[Extracted records]

======

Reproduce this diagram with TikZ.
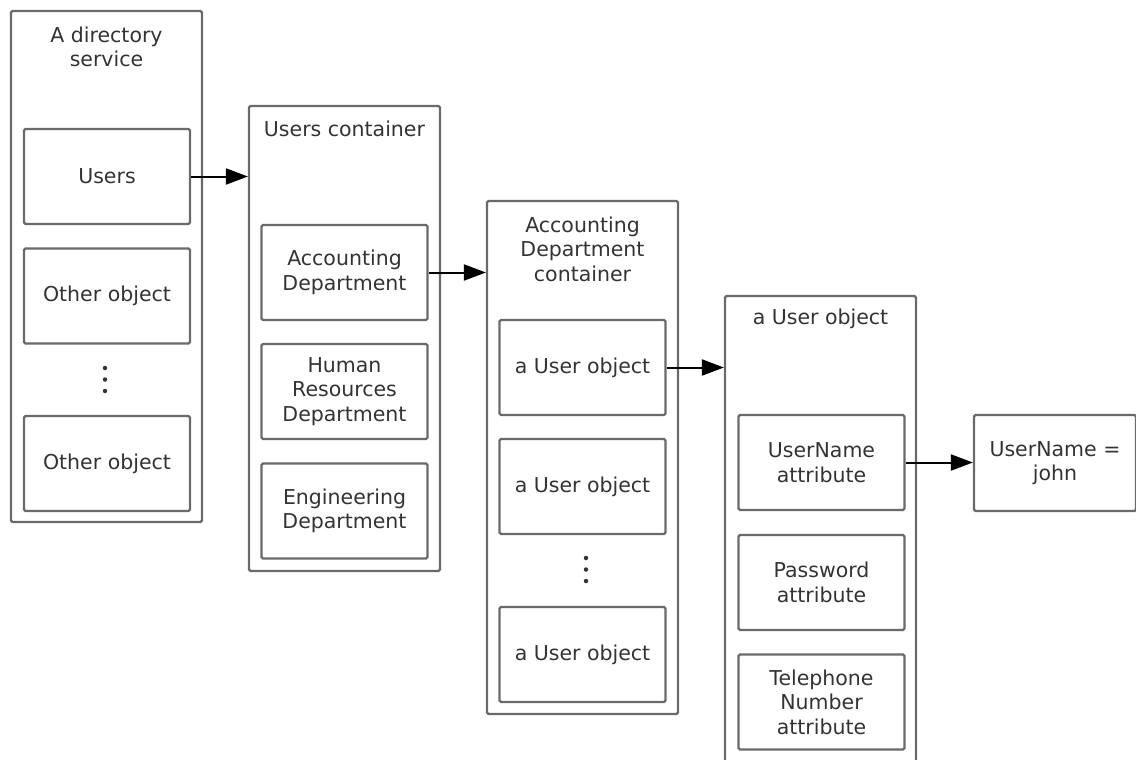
\documentclass[tikz,border=0pt]{standalone}
\usepackage{fontspec}
\setmainfont{DejaVu Sans}
\usetikzlibrary{arrows.meta}
\definecolor{boxline}{HTML}{6A6A6A}
\definecolor{txt}{HTML}{333333}
\begin{document}
\begin{tikzpicture}[x=1pt,y=-1pt,
  every node/.style={font=\fontsize{20.5}{24.5}\selectfont, text=txt, align=center, inner sep=0pt},
  outer/.style={draw=boxline, line width=2.2pt, rounded corners=1.5pt, minimum width=191pt},
  inner/.style={draw=boxline, line width=2.2pt, rounded corners=1.5pt, minimum width=166pt, minimum height=95pt},
  conn/.style={black, line width=2pt, -{Triangle[length=22pt,width=16pt]}},
  vdot/.style={circle, fill=txt, minimum size=4.5pt}
]
\useasboundingbox (0,0) rectangle (1136,760);
% Box 1
\node[outer, minimum height=511pt] (dir) at (106.5,266.5) {};
\node (dirt) at (106.5,47) {A directory\\service};
\node[inner] (users) at (107,176.5) {Users};
\node[inner] (oth1) at (107,296) {Other object};
\node[vdot] (d1a) at (105,368) {};
\node[vdot] (d1b) at (105,379.5) {};
\node[vdot] (d1c) at (105,391) {};
\node[inner] (oth2) at (107,463.5) {Other object};
% Box 2
\node[outer, minimum height=465pt] (uc) at (344.5,338.5) {};
\node (uct) at (344.5,129) {Users container};
\node[inner] (acc) at (344.5,272.5) {Accounting\\Department};
\node[inner] (hr) at (344.5,391.5) {Human\\Resources\\Department};
\node[inner] (eng) at (344.5,511) {Engineering\\Department};
% Box 3
\node[outer, minimum height=513pt] (adc) at (582.5,457.5) {};
\node (adct) at (582.5,249) {Accounting\\Department\\container};
\node[inner] (u1) at (582.5,367.5) {a User object};
\node[inner] (u2) at (582.5,486.5) {a User object};
\node[vdot] (d3a) at (586,558) {};
\node[vdot] (d3b) at (586,569.5) {};
\node[vdot] (d3c) at (586,581) {};
\node[inner] (u3) at (582.5,654.5) {a User object};
% Box 4
\node[outer, minimum height=480pt] (uo) at (820.5,536) {};
\node (uot) at (820.5,319) {a User object};
\node[inner] (una) at (821.5,462.5) {UserName\\attribute};
\node[inner] (pwa) at (821.5,582.5) {Password\\attribute};
\node[inner] (tel) at (821.5,702) {Telephone\\Number\\attribute};
% Box 5
\node[draw=boxline, line width=2.2pt, rounded corners=1.5pt, minimum width=162pt, minimum height=96pt] (val) at (1055,463) {UserName =\\john};
% connectors
\draw[conn] (users.east) -- (users.east -| uc.west);
\draw[conn] (acc.east) -- (acc.east -| adc.west);
\draw[conn] (u1.east) -- (u1.east -| uo.west);
\draw[conn] (una.east) -- (una.east -| val.west);
\end{tikzpicture}
\end{document}
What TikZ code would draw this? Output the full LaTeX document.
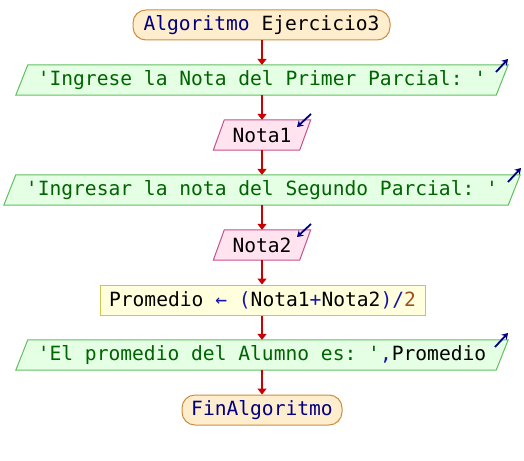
\documentclass[tikz,border=0pt]{standalone}
\usepackage{fontspec}
\setmonofont{DejaVu Sans Mono}
\usetikzlibrary{arrows.meta,backgrounds,calc}

\definecolor{kwcol}{RGB}{0,0,128}
\definecolor{strcol}{RGB}{0,100,0}
\definecolor{opcol}{RGB}{20,20,170}
\definecolor{numcol}{RGB}{160,80,30}
\definecolor{flowcol}{RGB}{204,0,0}
\definecolor{termfill}{RGB}{255,238,206}
\definecolor{termline}{RGB}{208,140,60}
\definecolor{outfill}{RGB}{228,255,228}
\definecolor{outline}{RGB}{96,192,96}
\definecolor{infill}{RGB}{255,228,240}
\definecolor{inline}{RGB}{200,80,140}
\definecolor{procfill}{RGB}{255,255,221}
\definecolor{procline}{RGB}{200,200,80}

\newcommand{\kw}[1]{\textcolor{kwcol}{#1}}
\newcommand{\str}[1]{\textcolor{strcol}{#1}}
\newcommand{\op}[1]{\textcolor{opcol}{#1}}
\newcommand{\num}[1]{\textcolor{numcol}{#1}}

% slanted outline around a node: #1 node name, #2 half slant, #3 fill, #4 line
\newcommand{\slantbox}[4]{%
  \begin{pgfonlayer}{background}
    \draw[line width=1pt, draw=#4, fill=#3]
      ($(#1.north west)+(#2,0)$) -- ($(#1.north east)+(#2,0)$) --
      ($(#1.south east)+(-#2,0)$) -- ($(#1.south west)+(-#2,0)$) -- cycle;
  \end{pgfonlayer}}

\begin{document}
\begin{tikzpicture}[x=1pt, y=-1pt,
  every node/.style={font=\fontsize{19.6}{22}\selectfont\ttfamily, inner sep=0pt, minimum height=30},
  term/.style={draw=termline, fill=termfill, line width=1pt, rounded corners=13},
  io/.style={draw=none},
  proc/.style={draw=procline, fill=procfill, line width=1pt},
  flow/.style={draw=flowcol, line width=1.6pt, -{Triangle[length=6pt,width=9pt]}},
  ioicon/.style={draw=kwcol, line width=1.8pt, -{Stealth[length=6pt,width=7.5pt]}}]

\begin{pgfonlayer}{background}
  \fill[white] (0,0) rectangle (524,460);
\end{pgfonlayer}
\useasboundingbox (0,0) rectangle (524,460);

\node[term, minimum width=257] (start) at (261.5,25) {\kw{Algoritmo} Ejercicio3};

\node[io, minimum width=480] (out1) at (262,80) {\str{'Ingrese la Nota del Primer Parcial: '}};
\slantbox{out1}{6}{outfill}{outline}

\node[io, minimum width=86] (in1) at (262,135) {Nota1};
\slantbox{in1}{5.5}{infill}{inline}

\node[io, minimum width=504] (out2) at (262,190) {\str{'Ingresar la nota del Segundo Parcial: '}};
\slantbox{out2}{6}{outfill}{outline}

\node[io, minimum width=86] (in2) at (262,245) {Nota2};
\slantbox{in2}{5.5}{infill}{inline}

\node[proc, minimum width=325] (avg) at (262.5,300)
  {Promedio \op{←} \op{(}Nota1\op{+}Nota2\op{)/}\num{2}};

\node[io, minimum width=480] (out3) at (262,355) {\str{'El promedio del Alumno es: '}\op{,}Promedio};
\slantbox{out3}{6}{outfill}{outline}

\node[term, minimum width=160] (stop) at (262,410) {\kw{FinAlgoritmo}};

% flow connectors
\draw[flow] (start.south -| out1.north) -- (out1.north);
\draw[flow] (out1.south) -- (in1.north);
\draw[flow] (in1.south) -- (out2.north);
\draw[flow] (out2.south) -- (in2.north);
\draw[flow] (in2.south) -- (avg.north -| in2.north);
\draw[flow] (avg.south -| out3.north) -- (out3.north);
\draw[flow] (out3.south) -- (stop.north);

% output / input markers
\coordinate (o1a) at (496,72);  \coordinate (o1b) at (508,59);
\coordinate (o2a) at (508,182); \coordinate (o2b) at (521,168);
\coordinate (o3a) at (495,347); \coordinate (o3b) at (508,333);
\coordinate (i1a) at (311,114); \coordinate (i1b) at (297,127);
\coordinate (i2a) at (311,224); \coordinate (i2b) at (297,237);
\draw[ioicon] (o1a) -- (o1b);
\draw[ioicon] (o2a) -- (o2b);
\draw[ioicon] (o3a) -- (o3b);
\draw[ioicon] (i1a) -- (i1b);
\draw[ioicon] (i2a) -- (i2b);
\end{tikzpicture}
\end{document}
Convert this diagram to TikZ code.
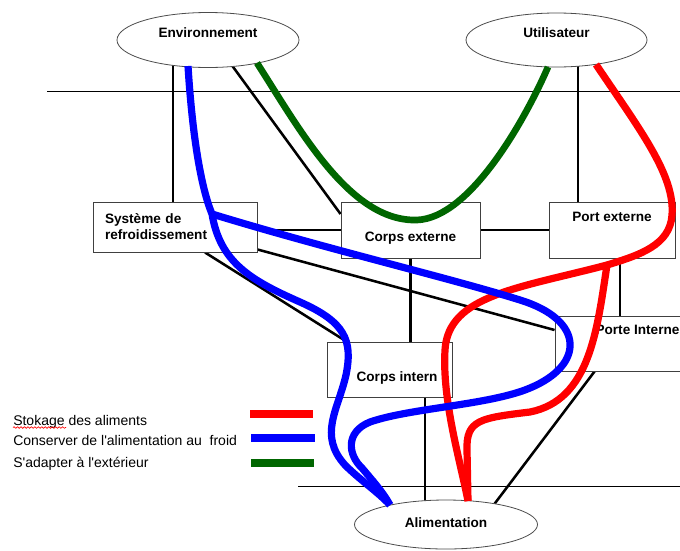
\documentclass[tikz,border=0pt]{standalone}
\usepackage{fontspec}
\setmainfont{Liberation Sans}[Ligatures=TeXOff]
\usetikzlibrary{calc,shapes.geometric,decorations.pathmorphing}
\pgfdeclarelayer{back}
\pgfdeclarelayer{bg}
\pgfsetlayers{back,bg,main}
\definecolor{dgreen}{RGB}{0,102,0}
\begin{document}
\begin{tikzpicture}[x=0.75pt,y=-0.75pt,
  lbl/.style={font=\bfseries\fontsize{10.2pt}{12pt}\selectfont},
  ell/.style={ellipse, draw=black!70, line width=0.6pt, fill=white, inner sep=0pt, lbl},
  box/.style={rectangle, draw=black!75, line width=0.7pt, fill=white, inner sep=0pt, lbl},
  link/.style={line width=1.9pt, black},
  rule/.style={line width=0.75pt, black},
  redp/.style={line width=5.4pt, red},
  bluep/.style={line width=5.4pt, blue},
  greenp/.style={line width=5pt, dgreen},
  legtext/.style={anchor=base west, inner sep=0pt, font=\fontsize{10.5pt}{12.6pt}\selectfont},
  legbar/.style={line width=6pt}
]
\useasboundingbox (0,0) rectangle (680,550);
\begin{pgfonlayer}{back}
\fill[white] (0,0) rectangle (680,550);
\end{pgfonlayer}
\clip (0,0) rectangle (680,550);

% horizontal rules
\draw[rule] (47,91) -- (690,91);
\draw[rule] (298,486) -- (690,486);

% nodes
\node[ell, minimum width=136.5pt, minimum height=41.25pt, text height=7.2pt, text depth=10.5pt] (env) at (208,40) {Environnement};
\node[ell, minimum width=135.75pt, minimum height=40.5pt, text height=7.2pt, text depth=10.5pt] (uti) at (556.5,40) {Utilisateur};
\node[ell, minimum width=137.25pt, minimum height=36.75pt, text height=7.2pt, text depth=3pt] (ali) at (446,524.5) {Alimentation};

\node[box, minimum width=123pt, minimum height=37.5pt, text width=105pt, align=left] (sys) at (175,227) {Système de\\refroidissement};
\node[box, minimum width=104.25pt, minimum height=42pt, text height=17.7pt, text depth=0pt] (cext) at (410.5,230) {Corps externe};
\node[box, minimum width=94.5pt, minimum height=42pt, text height=7.2pt, text depth=19.5pt] (pext) at (612,230) {Port externe};
\node[box, minimum width=93.75pt, minimum height=41.25pt, text height=18.4pt, text depth=0pt] (cint) at (389.5,369.5) {\hspace*{11.25pt}Corps intern};
\node[box, minimum width=123.75pt, minimum height=41.25pt, text height=7.2pt, text depth=20.2pt] (por) at (637.5,343.5) {Porte Interne};

% black links (behind the nodes)
\begin{pgfonlayer}{bg}
\draw[link] ($(sys.north)+(-2,0)$) -- ($(sys.north |- env.center)+(-2,0)$);
\draw[link] ($(env.center)+(20,20)$) -- ($(cext.west)+(0,-16)$);
\draw[link] (cext.west) -- (cext.west -| sys.east);
\draw[link] (cext.east) -- (pext.west);
\draw[link] ($(sys.south)+(30,0)$) -- ($(cint.north west)+(20,0)$);
\draw[link] ($(sys.south east)+(0,-3)$) -- ($(por.west)+(0,-13.5)$);
\draw[link] (cext.south) -- (cext.south |- cint.north);
\draw[link] ($(pext.north)+(-34,0)$) -- ($(pext.north |- uti.center)+(-34,0)$);
\draw[link] ($(pext.south)+(8,0)$) -- ($(pext.south |- por.north)+(8,0)$);
\draw[link] ($(cint.south)+(35.5,0)$) -- ($(cint.south |- ali.center)+(35.5,0)$);
\draw[link] ($(por.south west)+(40,0)$) -- ($(ali.center)+(45,-16)$);
\end{pgfonlayer}

% green: S'adapter a l'exterieur
\draw[greenp] ($(env.center)+(49,23)$) .. controls (300,130) and (350,222) .. (417,220)
  .. controls (470,218) and (525,120) .. ($(uti.center)+(-8.5,27)$);

% red: Stokage des aliments
\draw[redp] ($(uti.center)+(39.5,24.5)$) .. controls (640,130) and (675,175) .. (672,215)
  .. controls (670,245) and (640,255) .. (607,265) coordinate (rj)
  .. controls (520,288) and (448,295) .. (445,350)
  .. controls (442,400) and (460,460) .. ($(ali.center)+(22,-23.5)$);
\draw[redp] (rj) .. controls (597,330) and (590,400) .. (530,412)
  .. controls (480,418) and (466,420) .. (467,450) -- ($(ali.center)+(22,-23.5)$);

% blue: Conserver de l'alimentation au froid
\draw[bluep] ($(env.center)+(-20,26)$) .. controls (192,130) and (200,185) .. (212,214) coordinate (bj)
  .. controls (220,262) and (250,280) .. (300,302)
  .. controls (345,322) and (353,340) .. (346,375)
  .. controls (338,410) and (318,435) .. (345,465)
  .. controls (360,480) and (378,492) .. ($(ali.center)+(-56,-19.5)$);
\draw[bluep] (bj) .. controls (330,250) and (450,278) .. (520,300)
  .. controls (585,320) and (585,365) .. (530,388)
  .. controls (490,405) and (410,408) .. (370,422)
  .. controls (345,432) and (348,455) .. (362,468)
  .. controls (372,480) and (383,492) .. ($(ali.center)+(-56,-19.5)$);

% legend
\node[legtext] (l1) at (13,425.5) {Stokage des aliments};
\node[legtext] (l2) at (13,445) {Conserver de l'alimentation au\ \ froid};
\node[legtext] (l3) at (13,467) {S'adapter à l'extérieur};
\draw[red, line width=0.5pt, decorate, decoration={snake, amplitude=0.6pt, segment length=2.6pt}] ($(l1.base west)+(0,2)$) -- ++(53,0);
\draw[legbar, red] (250,414) -- (313,414);
\draw[legbar, blue] (251,438) -- (315,438);
\draw[legbar, dgreen] (251,463) -- (314,463);
\end{tikzpicture}
\end{document}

======

▶ _YOUR TASK_
In the listing above, find the line with "Convert this diagram to TikZ code." and the line with "minimum width=137.25pt, minimum". Copy exactly those lines and all between them, minus the images.

▶ _ANSWER BELOW_
Convert this diagram to TikZ code.
\documentclass[tikz,border=0pt]{standalone}
\usepackage{fontspec}
\setmainfont{Liberation Sans}[Ligatures=TeXOff]
\usetikzlibrary{calc,shapes.geometric,decorations.pathmorphing}
\pgfdeclarelayer{back}
\pgfdeclarelayer{bg}
\pgfsetlayers{back,bg,main}
\definecolor{dgreen}{RGB}{0,102,0}
\begin{document}
\begin{tikzpicture}[x=0.75pt,y=-0.75pt,
  lbl/.style={font=\bfseries\fontsize{10.2pt}{12pt}\selectfont},
  ell/.style={ellipse, draw=black!70, line width=0.6pt, fill=white, inner sep=0pt, lbl},
  box/.style={rectangle, draw=black!75, line width=0.7pt, fill=white, inner sep=0pt, lbl},
  link/.style={line width=1.9pt, black},
  rule/.style={line width=0.75pt, black},
  redp/.style={line width=5.4pt, red},
  bluep/.style={line width=5.4pt, blue},
  greenp/.style={line width=5pt, dgreen},
  legtext/.style={anchor=base west, inner sep=0pt, font=\fontsize{10.5pt}{12.6pt}\selectfont},
  legbar/.style={line width=6pt}
]
\useasboundingbox (0,0) rectangle (680,550);
\begin{pgfonlayer}{back}
\fill[white] (0,0) rectangle (680,550);
\end{pgfonlayer}
\clip (0,0) rectangle (680,550);

% horizontal rules
\draw[rule] (47,91) -- (690,91);
\draw[rule] (298,486) -- (690,486);

% nodes
\node[ell, minimum width=136.5pt, minimum height=41.25pt, text height=7.2pt, text depth=10.5pt] (env) at (208,40) {Environnement};
\node[ell, minimum width=135.75pt, minimum height=40.5pt, text height=7.2pt, text depth=10.5pt] (uti) at (556.5,40) {Utilisateur};
\node[ell, minimum width=137.25pt, minimum height=36.75pt, text height=7.2pt, text depth=3pt] (ali) at (446,524.5) {Alimentation};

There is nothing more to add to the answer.